Vigil Mechanism in Audit Committee for Listed Companies and other Prescribed Companies[Proviso to Section 177(10)]: The vigil mechanism under sub-section (9) of Section 177 pertaining to setting up of an Audit Committee shall provide for adequate safeguards against victimisation of persons who use such mechanism and make provision for direct access to the chairperson of the Audit Committee in appropriate or exceptional cases. Provided that the details of establishment of such mechanism shall be disclosed by the company on its website, if any, and in the Board’s report.
Compromises, Arrangements and Amalgamation[Proviso to Section 230(3)]:A notice of meeting ordered by the Tribunal for the purpose of Compromise and Arrangements must be served upon the Creditors or class of Creditors, Shareholders or Debenture holders and other members. Such notice should also be published on the Website of the Company, if any. [Rules not notified]

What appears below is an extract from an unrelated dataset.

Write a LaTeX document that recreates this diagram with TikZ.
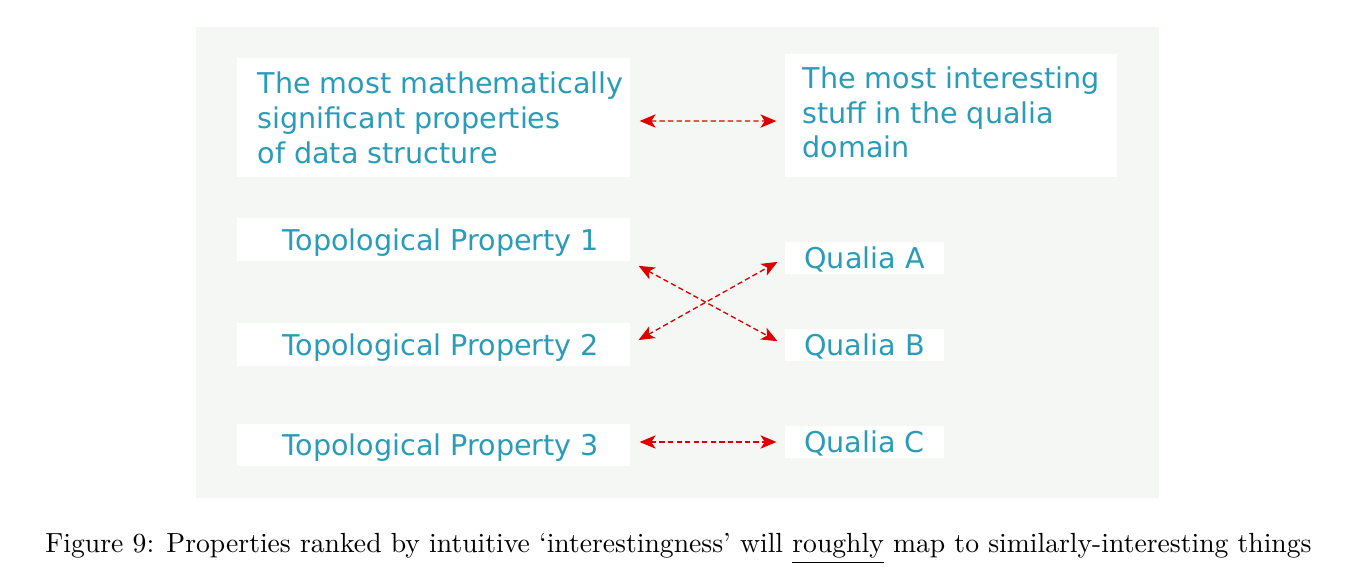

Code for Independent Directors [Schedule IV(IV)(6)] : The terms and conditions of appointment of independent directors shall also be posted on the company’s website
Noticeof candidature of a person for directorship:
Rule 13(2) of the companies (Appointment and Qualification of Directors) Rules, 2014
The company shall, at least seven days before the general meeting, inform its members of the candidature of a person for the office of a director or the intention of a member to propose such person as a candidate for that office - by placing notice of such candidature or intention on the website of the company, if any
Notice of resignation of director:
Rule 15 of the Companies (Appointment and Qualification of Directors) Rules, 2014
The Company shall within thirty days from the date of receipt of notice of resignation from a director, intimate the Registrar in Form DIR-12 and post the information on its website, if any.
Form and particulars of advertisement or circulars:
Rule 4(3) of the Companies (Acceptance of Deposits) Rules, 2014
Every company inviting deposits from the public shall upload a copy of the circular on its website, if any.
Variation of terms of contracts referred to in the prospectus or objects for which prospectus was issued:
Rule 7(3) of the Companies (Prospectus and Allotment of Securities) Rules, 2014
The notice shall also be placed on the web-site of the company, if any.
Other compliances for conversion of section 8 companies to any other kind:
Rule 22(1)(b) of the Companies (Incorporation) Rules, 2014:
The Company shall, within a week from the date of submitting the application to the Regional Director, publish a notice at its own expense, and a copy of the notice in Form No. INC. 19, shall be sent forthwith to the Regional Director and the said notice shall be published on the website of the company, if any, and as may be notified or directed by the Central Government.